By John Gough
The second concert of this summer’s Celebrating English Song festival featured an ingeniously devised programme of words and music. This series has never pulled its punches with repertoire, and here we moved away from the Golden Age of English song to hear mainly contemporary works written within the last five years or so.
Opus Anglicanum consists of five men singing unaccompanied and a narrator, and this concert showed enormous intelligence and flair in the range of its sources, and the quality of the works chosen, nearly all of which were commissioned by the group.
Martin Bussey’s ‘Albion’, commissioned by this year’s festival was not about national identity in any political sense (as might be assumed in the current political climate) but more a Blakean concept of Britishness. A jigsaw of texts drawn from classic English sources provided a structure of fire, air, wind and water as the opening tocsin “England, awake, awake” recurred as a refrain between lyrical vocal lines and sometimes sensuous, sometimes crunchy harmonies until the lilting and repetitive ‘Sweet Thames’ brought the piece to a beautifully consonant close.
Alongside uniquely individual pieces by Howard Skempton, Diana Burrell, and Judith Bingham, Sally Beamish’s ‘Sea Psalm’ made a very strong impression. She has not shrunk from setting harrowing and traumatic documentary material to music in the past, and the sea is a pitiless presence and metaphor in several of her works.

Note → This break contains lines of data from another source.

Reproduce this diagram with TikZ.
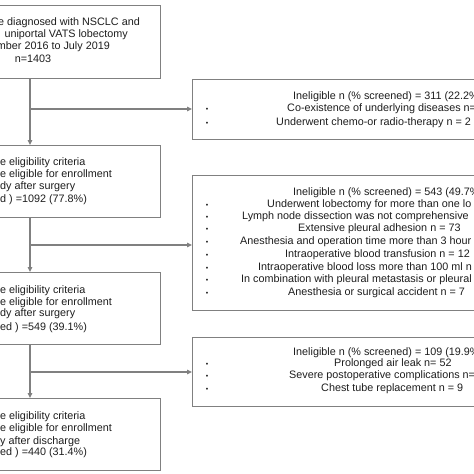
\documentclass[tikz,border=0pt]{standalone}
\usepackage{fontspec}
\setmainfont{Liberation Sans}
\usetikzlibrary{arrows.meta}
\definecolor{linec}{HTML}{808080}
\definecolor{textc}{HTML}{1E1E1E}
\tikzset{
  box/.style={draw=linec, line width=1.4pt, anchor=north west, inner sep=0pt},
  conn/.style={draw=linec, line width=1.3pt, -{Triangle[length=5pt,width=4.5pt]}},
  txt/.style={anchor=mid west, inner sep=0pt, text=textc, font=\fontsize{10.8}{12.5}\selectfont},
  txtr/.style={txt, anchor=mid east},
  txtc/.style={txt, anchor=mid},
  bul/.style={anchor=mid, inner sep=0pt, text=textc, font=\fontsize{7}{7}\selectfont}
}
\begin{document}
\begin{tikzpicture}[x=1pt,y=-1pt]
\useasboundingbox (0,0) rectangle (474,474);
\clip (0,0) rectangle (474,474);
\fill[white] (0,0) rectangle (474,474);
% left boxes
\node[box, minimum width=210pt, minimum height=73pt] (b1) at (-50,5) {};
\node[box, minimum width=210pt, minimum height=72pt] (b2) at (-50,145) {};
\node[box, minimum width=210pt, minimum height=72pt] (b3) at (-50,272) {};
\node[box, minimum width=210pt, minimum height=72pt] (b4) at (-50,398) {};
% right boxes
\node[box, minimum width=340pt, minimum height=60pt] (r1) at (192,79) {};
\node[box, minimum width=340pt, minimum height=135pt] (r2) at (192,175) {};
\node[box, minimum width=340pt, minimum height=69pt] (r3) at (192,337) {};
% junctions
\coordinate (j1) at (30,109);
\coordinate (j2) at (30,245);
\coordinate (j3) at (30,372);
% connectors
\draw[conn] (b1.south -| j1) -- (b2.north -| j1);
\draw[conn] (j1) -- (r1.west |- j1);
\draw[conn] (b2.south -| j2) -- (b3.north -| j2);
\draw[conn] (j2) -- (r2.west |- j2);
\draw[conn] (b3.south -| j3) -- (b4.north -| j3);
\draw[conn] (j3) -- (r3.west |- j3);
% box 1 text
\node[txtr] (a1) at (140,23) {e diagnosed with NSCLC and};
\node[txtr] (a2) at (128,35) {uniportal VATS lobectomy};
\node[txtr] (a3) at (110,47) {mber 2016 to July 2019};
\node[txtc] (a4) at (33,60) {n=1403};
% box 2 text
\node[txt] (c1) at (0,163) {e eligibility criteria};
\node[txt] (c2) at (0,175) {e eligible for enrollment};
\node[txt] (c3) at (0,187) {dy after surgery};
\node[txt] (c4) at (0,200) {d ) =1092 (77.8\%)};
% box 3 text
\node[txt] (d1) at (0,290.5) {e eligibility criteria};
\node[txt] (d2) at (0,302.5) {e eligible for enrollment};
\node[txt] (d3) at (0,314) {dy after surgery};
\node[txt] (d4) at (0,327.5) {ed ) =549 (39.1\%)};
% box 4 text
\node[txt] (e1) at (0,417) {e eligibility criteria};
\node[txt] (e2) at (0,429) {e eligible for enrollment};
\node[txt] (e3) at (0,441.5) {y after discharge};
\node[txt] (e4) at (0,453) {ed ) =440 (31.4\%)};
% right box 1
\node[txt] (f1) at (293,97) {Ineligible n (\% screened) = 311 (22.2\%};
\node[txt] (f2) at (287,109) {Co-existence of underlying diseases n=};
\node[txt] (f3) at (276,123) {Underwent chemo-or radio-therapy n = 2};
\node[bul] (fb2) at (207,109) {•};
\node[bul] (fb3) at (207,123) {•};
% right box 2
\node[txt] (g1) at (293,193) {Ineligible n (\% screened) = 543 (49.7\%};
\node[txt] (g2) at (267,205) {Underwent lobectomy for more than one lo};
\node[txt] (g3) at (242,216.5) {Lymph node dissection was not comprehensive};
\node[txt] (g4) at (298,228.5) {Extensive pleural adhesion n = 73};
\node[txt] (g5) at (240,242) {Anesthesia and operation time more than 3 hour};
\node[txt] (g6) at (285,255) {Intraoperative blood transfusion n = 12};
\node[txt] (g7) at (258,268) {Intraoperative blood loss more than 100 ml n};
\node[txt] (g8) at (241,280) {In combination with pleural metastasis or pleural};
\node[txt] (g9) at (288,293) {Anesthesia or surgical accident n = 7};
\foreach \yy/\nm in {205/2,216.5/3,228.5/4,242/5,255/6,268/7,280/8,293/9}
  \node[bul] (gb\nm) at (207,\yy) {•};
% right box 3
\node[txt] (h1) at (293,353) {Ineligible n (\% screened) = 109 (19.9\%};
\node[txt] (h2) at (334,364) {Prolonged air leak n= 52};
\node[txt] (h3) at (289,375.5) {Severe postoperative complications n=};
\node[txt] (h4) at (321,389) {Chest tube replacement n = 9};
\node[bul] (hb2) at (207,364) {•};
\node[bul] (hb3) at (207,375.5) {•};
\node[bul] (hb4) at (207,389) {•};
\end{tikzpicture}
\end{document}
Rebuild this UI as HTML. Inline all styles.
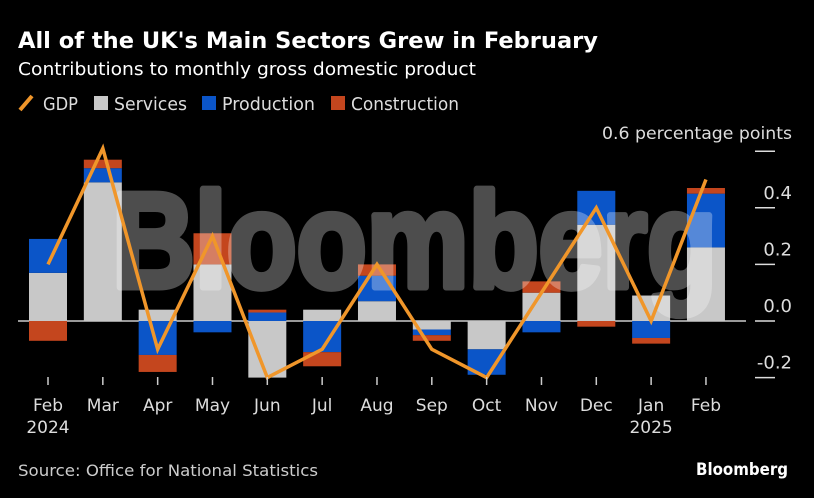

The narrator Zeb Soanes came into his own here in this recounting of a WWII naval accident in which a ship was cut in two, with the loss of many lives, told through the words of the sole surviving officer.
This engrossing, indeed overwhelming piece ends with the audience invited to join in the concluding hymn ‘For those in peril on the sea’ – but many of us were so incapacitated by emotion that we were unable to do so.
The concert ended with further hope for the future, a ‘Fantasia on English Children’s Songs’ by Owain Park, who at the age of 22 must have heard these songs rather more recently than many of us in the audience. Opening and closing with sophisticated textures, a collage of first lines against a sort of dream background of colour, it was idiosyncratic yet immediately engaging - like the whole of this superbly constructed and performed programme.